OF NOTE: A corresponding reading of Pierre Macheray "A Theory of Literary Production" for it will illuminate the theoretical impetus of the here reviewed book that much more.



2 out of 5 stars Jungian Mysticism Disguised as Marxist Criticism   April 10, 2006
 10 out of 19 found this review helpful

In his untenable book of mysticism, Jameson proposes that works of literature express the collective political unconscious of the age in which they are written, and that they are thus complicitous with power. While he allows for some complexity in this relationship between hegemonic politics and aesthetic production-works of literature, for example, express the deep history of class struggle-he ultimately collapses these categories: dominant politics and literature are one in every age, collapsed into a vague "ideology of form," and literature inevitably sides with the masters.

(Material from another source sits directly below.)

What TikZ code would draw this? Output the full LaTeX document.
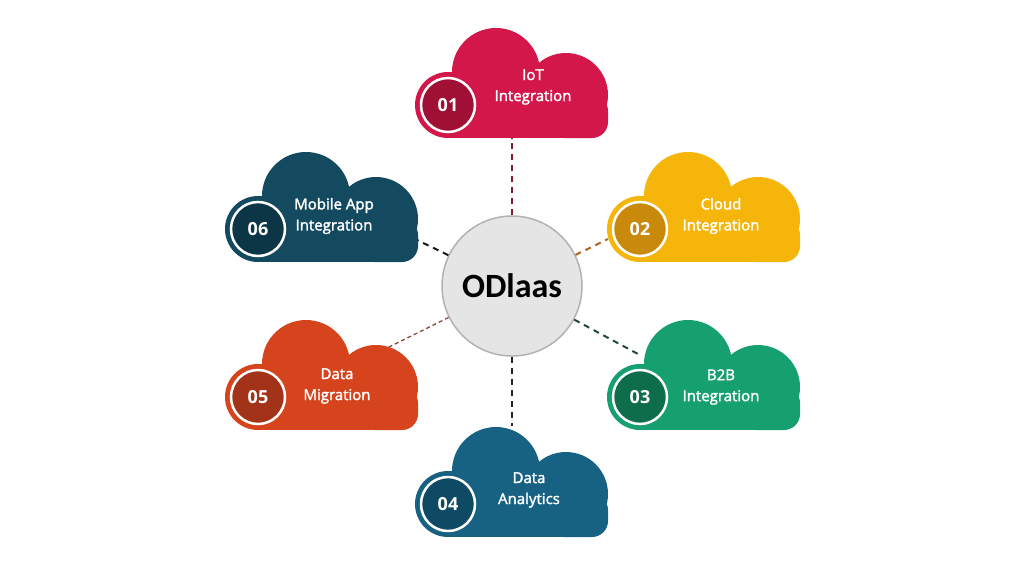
\documentclass[tikz,border=0pt]{standalone}
\usepackage{fontspec}
\setmainfont{Open Sans}
\newfontfamily\titlefont{Carlito}
\newfontfamily\labelfont[FakeBold=2]{Open Sans}
\definecolor{cA}{HTML}{D4174A}\definecolor{bA}{HTML}{A01034}\definecolor{lA}{HTML}{7B1E2E}
\definecolor{cB}{HTML}{F5B50A}\definecolor{bB}{HTML}{C98A0B}\definecolor{lB}{HTML}{B5651D}
\definecolor{cC}{HTML}{16A06F}\definecolor{bC}{HTML}{0E6E4C}\definecolor{lC}{HTML}{1F4A3D}
\definecolor{cD}{HTML}{176283}\definecolor{bD}{HTML}{0E4A63}\definecolor{lD}{HTML}{222222}
\definecolor{cE}{HTML}{D6441D}\definecolor{bE}{HTML}{A23218}\definecolor{lE}{HTML}{8E4B3B}
\definecolor{cF}{HTML}{134A5F}\definecolor{bF}{HTML}{0C3546}\definecolor{lF}{HTML}{1A1A1A}
\newcommand\mycloud[3]{%
  \begin{scope}[shift={(#1,#2)}]
    \fill[#3] (0,0) circle[radius=33pt];
    \fill[#3] (48,-33) circle[radius=44pt];
    \fill[#3] (118,-10) circle[radius=42pt];
    \fill[#3] (0,-10) rectangle (144,33);
    \fill[#3] (30,-33) rectangle (100,0);
    \fill[#3, rounded corners=16pt] (100,-10) rectangle (160,33);
  \end{scope}}
\tikzset{
  badge/.style={circle, draw=white, line width=2.5pt, minimum size=54pt, inner sep=0pt,
    text=white, font=\fontsize{18}{20}\selectfont\bfseries},
  label/.style={text=white, align=center, font=\labelfont\fontsize{15}{21}\selectfont},
  link/.style={dashed, dash pattern=on 6pt off 5pt, line width=2pt},
  hub/.style={circle, fill=black!10, draw=black!30, line width=1.5pt, minimum size=140pt,
    font=\titlefont\fontsize{34}{36}\selectfont\bfseries}
}
\begin{document}
\begin{tikzpicture}[x=1pt,y=-1pt]
\useasboundingbox[fill=white] (0,0) rectangle (1024,576);
\node[hub] (ctr) at (512,286) {ODlaas};
\coordinate (e1) at (512,138);
\coordinate (e2) at (608,239);
\coordinate (e3) at (638,354);
\coordinate (e4) at (512,426);
\coordinate (e5) at (387,348);
\coordinate (e6) at (417,240);
\draw[link, lA] (ctr) -- (e1);
\draw[link, lB] (ctr) -- (e2);
\draw[link, lC] (ctr) -- (e3);
\draw[link, lD] (ctr) -- (e4);
\draw[link, lE, line width=1.3pt, dash pattern=on 4pt off 3pt] (ctr) -- (e5);
\draw[link, lF] (ctr) -- (e6);
\mycloud{448}{105}{cA}
\mycloud{640}{229}{cB}
\mycloud{640}{397}{cC}
\mycloud{448}{504}{cD}
\mycloud{258}{397}{cE}
\mycloud{258}{229}{cF}
\node[badge, fill=bA] (b1) at (448,105) {01};
\node[badge, fill=bB] (b2) at (640,229) {02};
\node[badge, fill=bC] (b3) at (640,397) {03};
\node[badge, fill=bD] (b4) at (448,504) {04};
\node[badge, fill=bE] (b5) at (258,397) {05};
\node[badge, fill=bF] (b6) at (258,229) {06};
\node[label] (t1) at (533,87) {IoT\\Integration};
\node[label] (t2) at (721,216) {Cloud\\Integration};
\node[label] (t3) at (721,387) {B2B\\Integration};
\node[label] (t4) at (529,490) {Data\\Analytics};
\node[label] (t5) at (337,386) {Data\\Migration};
\node[label] (t6) at (334,216) {Mobile App\\Integration};
\end{tikzpicture}
\end{document}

To forward his argument, Jameson adopts a Jungian definition of the unconscious from Northrop Frye while ignoring some of Frye's more poignant distinctions. For instance, in Frye's work, political, institutional language acts as a controlling commentary on the more profound and radical voice of literature, and they are thus at odds (Frye calls political language literature's "antipode"). However, Jameson's adoption of the Jungian unconscious for his model allows him a slippery, quasi-religious definition of the political unconscious-you cannot see it directly, but, like the wind, like God, it's everywhere, and we all believe in it all at once, whether we know it or not.

Equally "faith-based" criticism generated from Jameson's work has argued specifically that "canonical" authors such as Emerson and Thoreau expressed the political unconscious of the Jacksonian age, and that the critics in the early 20th century who canonized them expressed the political unconscious of the Cold War years, unconsciously underwriting American globalism. A twisted path leads to these conclusions (for example, we have to accept the untenable proposal that an ideology of American individualism lay at the heart of Cold War political ideology). However, the whole path could have been avoided if Jameson had taken Freud's version of the unconscious as his starting point-the place that holds taboo thought and images that have been traumatized out of the individual by a society of repression. This political unconscious would have given us a valid explanation for why activists, radicals, and everyday dissenters go to works of literature to remind themselves of what the political conscious of the age-with its outright, unsubtle, unliterary chatter-has buried in them.



2 out of 5 stars Not About Dreams!   October 1, 2003
 15 out of 115 found this review helpful

This book is not about dreams, so if you want to know about dreams, you should get "The Dream Book" instead. I don't understand this book.


3 out of 5 stars Radical Vision, Utopian Prospective   April 27, 2002
 11 out of 51 found this review helpful

Jameson's groundbreaking literary criticism and sociological analysis underscore the release of the sublimated repressed desires in realist representation (realism) and orientates itself toward a relax of political unconscious.It mediates the symbolic narrative and its mirrored ideological interpellations. As a Marxist, he foresees the fuse of the super/infrastructure and a utopian sense of humanism that isolates from alienation and reification.


5 out of 5 stars Tour de force literary criticism   November 15, 2001
 27 out of 32 found this review helpful

I read "The Political Unconscious" in college and was quite dazzled with it at the time. The book is quite difficult, and I approached it after reading another work of Marxist criticism, Terry Eagleton's "Literary Theory: An Introduction," which contains a footnoted reference to Jameson. The key thing about Jameson's book is that he forgoes a formalistic close-reading approach to works of narrative literature in favor of a historicist, totalizing vision. After I read the book, I recommended it to a graduate student in philosophy, who found it a brilliant synthesis, but no more. It is true that Jameson isn't a philosophical pathbreaker, but the fact that he has read and can convincingly use the work of German Hegelian Marxists like Theodor Adorno and especially George Lukacs is quite amazing. And his readings of authors like Gissing, Hofmannsthal, and Conrad are nothing if not supple. If "Marxist criticism" seems to you the recipe for disaster (or ignorance), this entrancing book is definitely the corrective for you!